Wednesday, November 21, 2007

Duncan Hall

This week's interview is with Duncan Hall. Duncan Hall is a former Wallaby, played 75 times for the Queensland reds and also played for NSW a few times (he leaves that off his resume) and now specialises in athletic development. He was previously involved with the Waratahs and has coached throughout the world including in England and the United States rugby team. Duncan is a great thinker and has recently co-founded S.P.A.C.E. Total athletic development. I hope you enjoy this interview.

Q. What in your view are the most important aspects of an athletic development program for a professional organization?

A. It is important to actually acknowledge ‘Athletic Development’ as an integral aspect of the program. From my observations there are extremes in strength development and running development. The key elements of Athleticism are not understood. Q. What are the common mistakes made in athletic development programs.A. Missing the conversion from gym strength to sports power. An important end result is advancing players’ performance on the field not just in the gym.

Q. What changes have you seen from your playing days to the present in respect of athletic development?

A. If size was the sole indicator then the answer is substantial. However, today players have become less athletic and are over-coached. I remember seeing footage of Steve Rogers playing his athleticism was fantastic. Sure defence has improved. Sadly attack as become sterile.

Q. Who has inspired you and for what reason.

A. A young half back who was always a fringe player trained with me regularly for 6 months. He said that in the beginning he only turned up because of me. Then 2 months in during a game, he was in a position to take advantage of a gap, he accelerated through it. His turn of pace was something that he had aspired to now he had it. This he kept a secret until he left town when he said ‘thanks coach you have made me a better player’.

Q. What are your views on periodisation?

A. I believe that it is essential to planning. Build the base, Maintain the base, Refresh and be able to Finish. This is not a scientific analysis. I am into the ‘art’ of coaching. That means to me the observation and analysis of movement.

Q. How do you keep updating your knowledge?

A. This is difficult time wise. The best way for me is networking practitioners who enjoy sharing knowledge.
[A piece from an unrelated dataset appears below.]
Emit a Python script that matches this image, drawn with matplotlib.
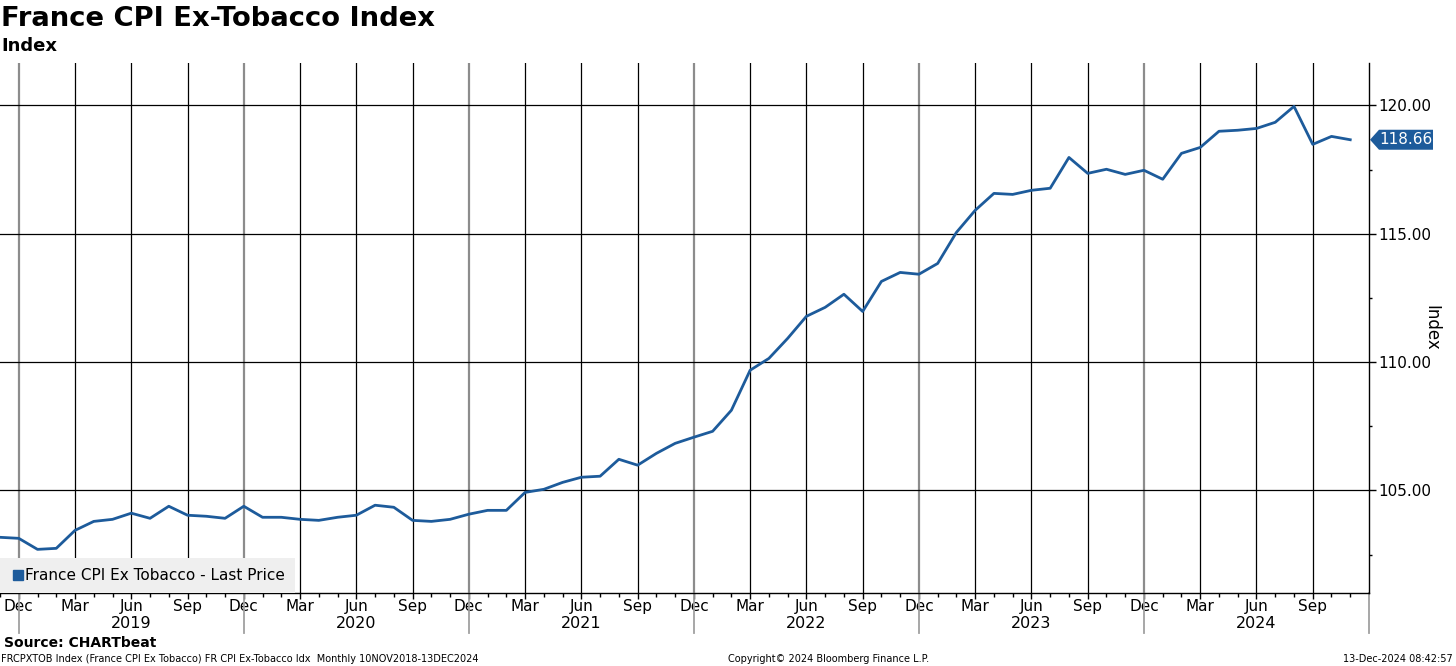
import matplotlib.pyplot as plt
import matplotlib.transforms as mtransforms
from matplotlib.lines import Line2D
from matplotlib.patches import Polygon
import pandas as pd

# monthly France CPI ex-tobacco, Nov 2018 .. Nov 2024
months = pd.period_range("2018-11", "2024-11", freq="M")
cpi = [103.17, 103.13, 102.70, 102.74, 103.44, 103.79, 103.87, 104.11, 103.91, 104.38,
       104.03, 103.99, 103.91, 104.38, 103.95, 103.95, 103.87, 103.83, 103.95, 104.03,
       104.42, 104.34, 103.83, 103.79, 103.87, 104.07, 104.22, 104.22, 104.92, 105.04,
       105.31, 105.51, 105.55, 106.21, 105.98, 106.44, 106.83, 107.07, 107.30, 108.12,
       109.68, 110.14, 110.92, 111.78, 112.13, 112.64, 111.97, 113.14, 113.49, 113.42,
       113.84, 115.05, 115.91, 116.57, 116.53, 116.69, 116.77, 117.97, 117.35, 117.51,
       117.31, 117.47, 117.12, 118.13, 118.36, 118.99, 119.03, 119.10, 119.34, 119.96,
       118.48, 118.79, 118.66]
yticks = [105, 110, 115, 120]
years = [2019, 2020, 2021, 2022, 2023, 2024]

blue = "#1d5b9b"
x = list(range(len(cpi)))

fig = plt.figure(figsize=(14.56, 6.66), dpi=100)
ax = fig.add_axes([0, 73 / 666, 1369 / 1456, 530 / 666])

ax.set_xlim(0, 73)
ax.set_ylim(101.0, 121.65)

# grid: quarters black, December (year boundary) grey
for i, m in enumerate(months):
    if m.month == 12:
        ax.axvline(i, color="#8c8c8c", lw=1.6, zorder=1)
    elif m.month in (3, 6, 9):
        ax.axvline(i, color="black", lw=0.9, zorder=1)
for v in yticks:
    ax.axhline(v, color="black", lw=0.9, zorder=1)

ax.plot(x, cpi, color=blue, lw=2, zorder=3)

for s in ["top", "left"]:
    ax.spines[s].set_visible(False)
ax.spines["bottom"].set_linewidth(1)
ax.spines["right"].set_linewidth(1)

ax.yaxis.tick_right()
ax.yaxis.set_label_position("right")
ax.set_yticks(yticks)
ax.set_yticklabels([f"{v:.2f}" for v in yticks])
ax.set_yticks([102.5, 107.5, 112.5, 117.5], minor=True)
ax.tick_params(axis="y", which="major", length=5, width=1, labelsize=11, pad=2)
ax.tick_params(axis="y", which="minor", length=2, width=1)
ax.set_ylabel("Index", fontsize=12, rotation=-90, labelpad=6)

qidx = [i for i, m in enumerate(months) if m.month in (3, 6, 9, 12)]
ax.set_xticks(qidx)
ax.set_xticklabels([months[i].strftime("%b") for i in qidx])
ax.set_xticks(x, minor=True)
ax.tick_params(axis="x", which="major", length=4, width=1, labelsize=11, pad=0)
ax.tick_params(axis="x", which="minor", length=3, width=1)

trans = mtransforms.blended_transform_factory(ax.transData, ax.transAxes)
for yr in years:
    jun = [i for i, m in enumerate(months) if m.year == yr and m.month == 6][0]
    ax.text(jun, -0.057, str(yr), transform=trans, ha="center", va="center",
            fontsize=11.5, clip_on=False)
for i, m in enumerate(months):
    if m.month == 12:
        ax.add_line(Line2D([i, i], [0, -0.075], transform=trans, color="#a0a0a0",
                           lw=1.3, clip_on=False))
ax.add_line(Line2D([73, 73], [0, -0.075], transform=trans, color="#a0a0a0",
                   lw=1.3, clip_on=False))

leg = ax.legend([Line2D([], [], marker="s", ls="", color=blue, markersize=7)],
                ["France CPI Ex Tobacco - Last Price"], loc="lower left",
                borderaxespad=0, fontsize=11, frameon=True, fancybox=False,
                handletextpad=0.0, handlelength=1.0, borderpad=0.65)
leg.get_frame().set_facecolor("#efefef")
leg.get_frame().set_edgecolor("none")
leg.get_frame().set_alpha(1)

# last price tag
fig.canvas.draw()
px, py = ax.transData.transform((73, cpi[-1]))
tag = Polygon([(px + 1, py), (px + 10, py + 10), (px + 64, py + 10), (px + 64, py - 10),
               (px + 10, py - 10)], closed=True, transform=mtransforms.IdentityTransform(),
              facecolor=blue, edgecolor="none", clip_on=False)
fig.add_artist(tag)
fig.text((px + 37) / 1456, py / 666, f"{cpi[-1]:.2f}", color="white", fontsize=11,
         ha="center", va="center")

fig.text(0.001, 0.972, "France CPI Ex-Tobacco Index", fontsize=19.7, fontweight="bold",
         va="center", ha="left")
fig.text(0.001, 0.931, "Index", fontsize=13, fontweight="bold", va="center", ha="left")
fig.text(0.003, 0.035, "Source: CHARTbeat", fontsize=10, fontweight="bold", va="center")
fig.text(0.001, 0.011, "FRCPXTOB Index (France CPI Ex Tobacco) FR CPI Ex-Tobacco Idx  "
         "Monthly 10NOV2018-13DEC2024", fontsize=7, va="center")
fig.text(0.638, 0.011, "Copyright\u00a9 2024 Bloomberg Finance L.P.", fontsize=7,
         va="center", ha="right")
fig.text(0.998, 0.011, "13-Dec-2024 08:42:57", fontsize=7, va="center", ha="right")

fig.savefig("out.png", dpi=100)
Q. What are 3 things you do differently now compared to when you first started in athletic development.


1. Developed my observation skills

2. Developed a system for under resourced coaches to follow

3. Broadened the learning environment for conditioned game play

Q. What do you most enjoy about your work?

A. The practical and developmental nature. You can see people improving becoming better players and people.

Q. What direction do you think the athletic development field should take?

A. In Australia I think that over our history we have just played. Today children play less and when they play it is organized and structured. More ‘free play’ would develop better participants who would have some fun and enjoy their sport.For the professional end of Australian sport understanding that the development of movement literary skills should start from Primary school and be built upon over a number of years just like academic subjects are. Athletic development training concepts cannot be started when you are identified as having sports talent.
I enjoyed this interview very much as Duncan hits the nail on the head about freeplay. Our kids just need to get out and play a variety of activities. These activities should be unstructured and adult free. Learn more about what Duncan is about at and I can tell you Rugby in this country would be in a much better place if Dunc was involved at the highest level but in the mean time many youngsters are enjoying the benefits of his wise words.